Today, as a people leader in a cutting-edge industry, Vreugdenhil takes his leadership, oversight, and coding roles seriously, applying his Christian worldview in every area. “Our relationships with others, with creation, all need to be informed by faith,” he says.

Vreugdenhil notes that “today’s broad use of technology leads to reductionism.”

“From a Christian perspective, there’s a danger that we’ll communicate attitudes where everything gets reduced to algorithms and numbers and suggest that truth is found that way. But technology is not the god. Technology is not what saves us.”

His words echo those of Henry David Thoreau, the transcendentalist philosopher who, in the mid-19th century, wrote, “Men have become tools of their tools.” Thoreau was describing the newly minted railroads crisscrossing the North American landscape, dramatically altering modern life. But Thoreau’s words hold a concern for the same reductionism Vreugdenhil names: the potential for technology to take priority over the human beings it is designed to serve.

“It’s very easy to lose sight of the fact that, at the end of the day, what we’re doing is providing tools and infrastructure that interact with people’s lives. It’s important to keep that in mind and to be talking about that in ways that reinforce responsibility and respect for people.”

Prioritizing the human lives that interact with NVIDIA’s autonomous self-driving products guides the company’s methodology. “We didn’t just develop the technology, sell it to customers, and say, ‘Here, put it in your own cars.’” Instead, they bought vehicles and did a full systems integration, testing the technology themselves. Vreugdenhil describes a time when one of their cars saved an employee’s life during a test drive. The employee was operating a vehicle in “guardian angel mode,” a situation where the driver drives the car, but if the vehicle senses danger, it responds. “It saved her from getting T-boned by another vehicle in an intersection,” he says.

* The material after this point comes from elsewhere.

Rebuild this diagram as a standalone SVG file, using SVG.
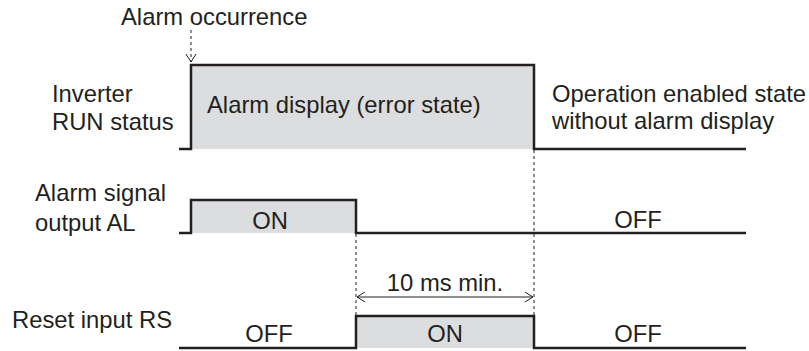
<svg xmlns="http://www.w3.org/2000/svg" width="809" height="351" viewBox="0 0 809 351">
<style>
text{font-family:"Liberation Sans",Arial,sans-serif;font-size:23.8px;fill:#231f20}
.box{fill:#dcddde;stroke:none}
.base{fill:none;stroke:#231f20;stroke-width:2.5}
.dash{fill:none;stroke:#231f20;stroke-width:1;stroke-dasharray:3,3}
.thin{fill:none;stroke:#231f20;stroke-width:1}
</style>
<g id="labels">
<text x="121" y="25">Alarm occurrence</text>
<text x="52" y="102">Inverter</text>
<text x="52" y="130">RUN status</text>
<text x="35" y="201">Alarm signal</text>
<text x="35" y="231">output AL</text>
<text x="12" y="328">Reset input RS</text>
</g>
<g id="run-status">
<rect x="191" y="65" width="343" height="84" class="box"/>
<polyline class="base" points="179,149 191,149 191,65 534,65 534,149 746,149" />
<text x="207" y="113">Alarm display (error state)</text>
<text x="552" y="102">Operation enabled state</text>
<text x="552" y="129">without alarm display</text>
</g>
<g id="alarm-signal">
<rect x="191" y="200" width="165" height="33" class="box"/>
<polyline class="base" points="179,233 191,233 191,200 356,200 356,233 746,233" />
<text x="270" y="229" text-anchor="middle">ON</text>
<text x="638" y="228" text-anchor="middle">OFF</text>
</g>
<g id="reset-input">
<rect x="356" y="316" width="178" height="32" class="box"/>
<polyline class="base" points="179,348 356,348 356,316 534,316 534,348 746,348" />
<text x="269" y="342" text-anchor="middle">OFF</text>
<text x="445" y="342" text-anchor="middle">ON</text>
<text x="638" y="342" text-anchor="middle">OFF</text>
</g>
<g id="connectors">
<line class="dash" x1="191" y1="30" x2="191" y2="62"/>
<polyline class="thin" points="186,54 191,62 196,54"/>
<line class="dash" x1="356" y1="234" x2="356" y2="315"/>
<line class="dash" x1="534" y1="150" x2="534" y2="315"/>
<line class="thin" x1="357" y1="297" x2="533" y2="297"/>
<polyline class="thin" points="365,292 357,297 365,302"/>
<polyline class="thin" points="525,292 533,297 525,302"/>
<text x="445" y="291" text-anchor="middle">10 ms min.</text>
</g>
</svg>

Vreugdenhil believes transparency about the self-driving technology NVIDIA develops is just as important as safety. “Talking about technology wholistically—asking how we can be responsible in talking to our customers, being clear about the limitations of a technology, and being clear about what we do and do not know about the software—is a fundamental part of acting responsibly as a Christian in a technological area.”

Vreugdenhil is humble, calling his life path “normal,” and “nothing exceptional.” Except it is. His vocation lives at the crossroads of faith, invention, innovation, and change. “It’s extraordinarily complicated work,” Vreugdenhil admits, “but there’s a lot of value in it.”